This blog post contains an interactive exchange between longtime legal industry marketing expert and attorney Stacey Burke and Nick Lindauer, the Vice President of Operations and Client Services for one of Houston’s most successful digital marketing agencies, Forthea.
The development and implementation of a company-wide email signature appears to be simple, but is surprisingly complex. No matter how detailed the coding process, something always can (and will) go wrong.
Email signatures help set the tone for your business and can reflect a great degree of professionalism – until they don’t.
WHAT DO WE HAVE TO SAY ABOUT BRANDING?
Stacey: I am a personal branding and law firm branding evangelist. I enjoy finding new and creative ways for lawyers to showcase all of their digital assets and everything that is wonderful about their firm and their individual employees. In one of the easiest and most effective methods of brand sharing, lawyers love having email signatures that have their firm logo, firm website, email address, social media channels, and more.
Nick: Branding is one of the most over- and under-thought pieces of the business success puzzle. Over-thinking branding elements can lead to analysis paralysis and under-thinking can leave you with mismatched elements and a disorganized voice. Branding should be tackled one piece at a time – keeping in mind that some pieces will influence others. A lawyer’s email signature should never dictate how the firm’s logo looks or what appears on a business card – but it should be reflective of the profession and represent the firm’s personality.

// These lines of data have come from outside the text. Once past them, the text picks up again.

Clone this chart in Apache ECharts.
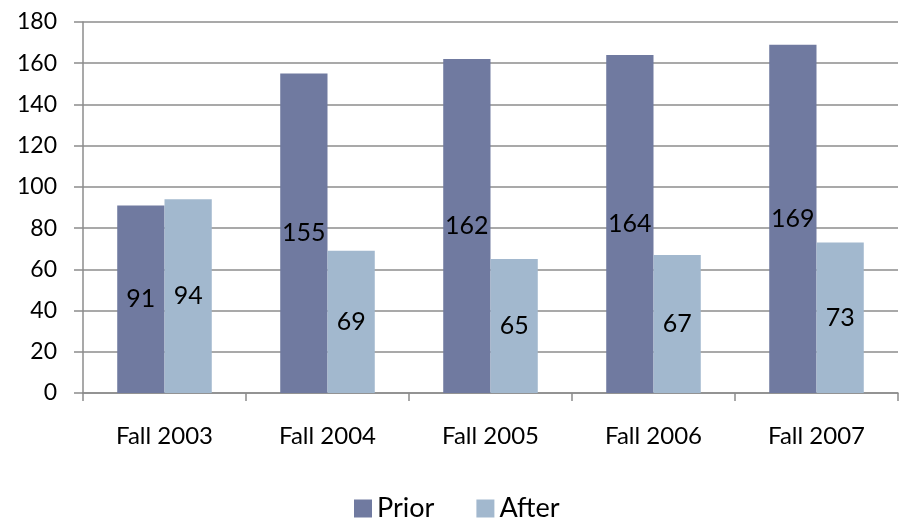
<!DOCTYPE html>
<html>
<head>
<meta charset="utf-8">
<script src="https://cdn.jsdelivr.net/npm/echarts@6/dist/echarts.min.js"></script>
<style>
  html, body { margin: 0; padding: 0; background: #fff; }
  #chart { width: 903px; height: 520px; }
</style>
</head>
<body>
<div id="chart"></div>
<script>
const categories = ['Fall 2003', 'Fall 2004', 'Fall 2005', 'Fall 2006', 'Fall 2007']
const prior = [91, 155, 162, 164, 169]
const after = [94, 69, 65, 67, 73]

const font = 'Lato'
const gray = '#8c8c8c'

const chart = echarts.init(document.getElementById('chart'))
chart.setOption({
  animation: false,
  textStyle: { fontFamily: font, color: '#000' },
  grid: { left: 83, right: 5, top: 22, bottom: 127 },
  legend: {
    left: 349,
    top: 490,
    itemWidth: 18,
    itemHeight: 18,
    itemGap: 42,
    icon: 'rect',
    textStyle: { fontFamily: font, fontSize: 27, color: '#000' },
    data: ['Prior', 'After']
  },
  xAxis: {
    type: 'category',
    data: categories,
    axisLine: { lineStyle: { color: gray, width: 1.5 } },
    axisTick: { show: true, length: 8, lineStyle: { color: gray, width: 1.5 } },
    axisLabel: { fontFamily: font, fontSize: 24, color: '#000', margin: 31 }
  },
  yAxis: {
    type: 'value',
    min: 0,
    max: 180,
    interval: 20,
    axisLine: { show: true, lineStyle: { color: gray, width: 1.5 } },
    axisTick: { show: true, length: 9, lineStyle: { color: gray, width: 1.5 } },
    axisLabel: { fontFamily: font, fontSize: 23, color: '#000', margin: 26 },
    splitLine: { lineStyle: { color: gray, width: 1.5 } }
  },
  series: [
    {
      name: 'Prior',
      type: 'bar',
      data: prior,
      barGap: '0%',
      barCategoryGap: '42%',
      itemStyle: { color: '#707aa0' },
      label: { show: true, position: 'inside', fontFamily: font, fontSize: 25, color: '#000' }
    },
    {
      name: 'After',
      type: 'bar',
      data: after,
      itemStyle: { color: '#a2b8ce' },
      label: { show: true, position: 'inside', fontFamily: font, fontSize: 25, color: '#000' }
    }
  ]
})
</script>
</body>
</html>
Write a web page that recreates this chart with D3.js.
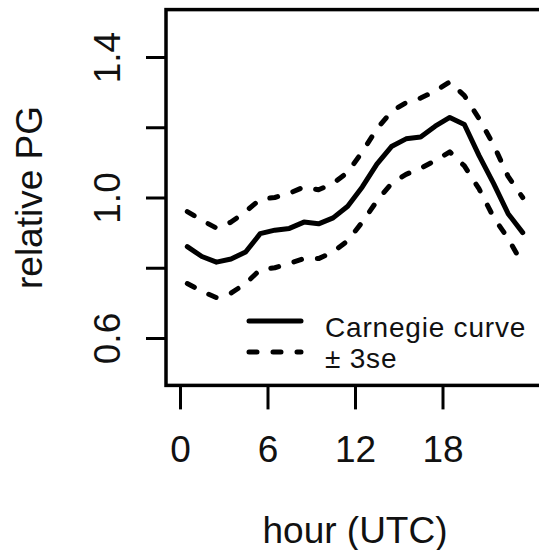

OUR TOP 10 REASONS EMAIL SIGNATURES CAN SUCK:
- They look good for you – but look like junk to everyone else.. Gmail, Outlook, Apple Mail, Office 365 and others all work a bit differently. There is no way to make your resulting e-mail signature consistent
- The image that you’ve painstakingly selected and crafted for your email signature is unreadable/not viewable.
- You included everything but the kitchen sink. Most e-mail recipients will not care that much about you. Keep it simple. Keep it concise.
- Not designing with the small screen in mind – email clients on mobile phones are known to wreak havoc on a perfect-for-desktop client email signature.
- When the links that you’ve painstakingly selected for the signature don’t work, and you’ve sent hundreds of emails out before someone tells you.
- Don’t take a cheap or free shortcut – pasting in a screen capture of your logo looks as bad as you think it does.
- When your email gets forwarded/resent and all of a sudden your pretty little signature becomes annoying little email attachments.
- For the email signature to survive retransmission, the second sender’s email program must have received the original signature intact and then perfectly interpret it in the retransmission (reply or forward) process.
- Email signatures don’t drive business – focus on using them to help extend your business.
- Don’t end it on a weak note – make sure your email signoff matches your personality, not just your profession.